THE Land Transportation Franchising Regulatory Board (LTFRB) said on Thursday that it was considering setting minimum working hours for transport network companies (TNCs).
“If ever we will grant franchises, there should be minimum hours you have to be online. If we will give you a franchise but you will only operate two hours a week, it is a waste. Let’s just give that franchise to someone else,” LTFRB spokesman Aileen Lizada said in a press briefing at the transport agency’s main office.
Lizada said that imposing minimum hours would also prevent drivers from taking passengers only when there was a surge in booking prices.
Uber Head of Communications Catherine Avelino told The Manila Times in a text message that imposing minimum hours contradicted the main purpose of TNCs, which was the “business model of ride sharing”.

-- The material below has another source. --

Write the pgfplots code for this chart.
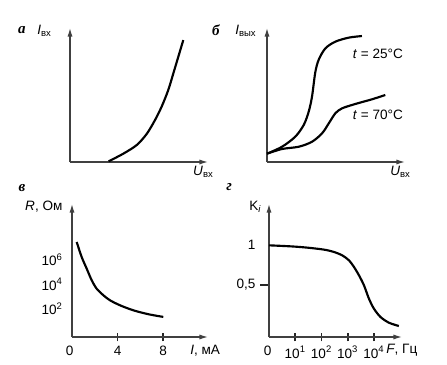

Ridesharing, as defined by the Association for Commuter Transportation, means “people pooling from a common origin, such as residence or park-and-ride lot, to a common destination, such as an employer or business park.”
The association also clarifies that a “pool driver is simply a volunteer commuter whose goal is getting to the same destination and home again, not to profit as a commercial driver.”
However, Lizada said that TNCs were providers of public services, thus, should render a minimum number of working hours.
Currently, Grab and Uber consider drivers as part-time if they operate below 40 hours per week.
On Wednesday, the LTFRB had a technical working group along with Grab and Uber.
The LTFRB ordered the deactivation of drivers who registered with Grab and Uber after June 30, 2017.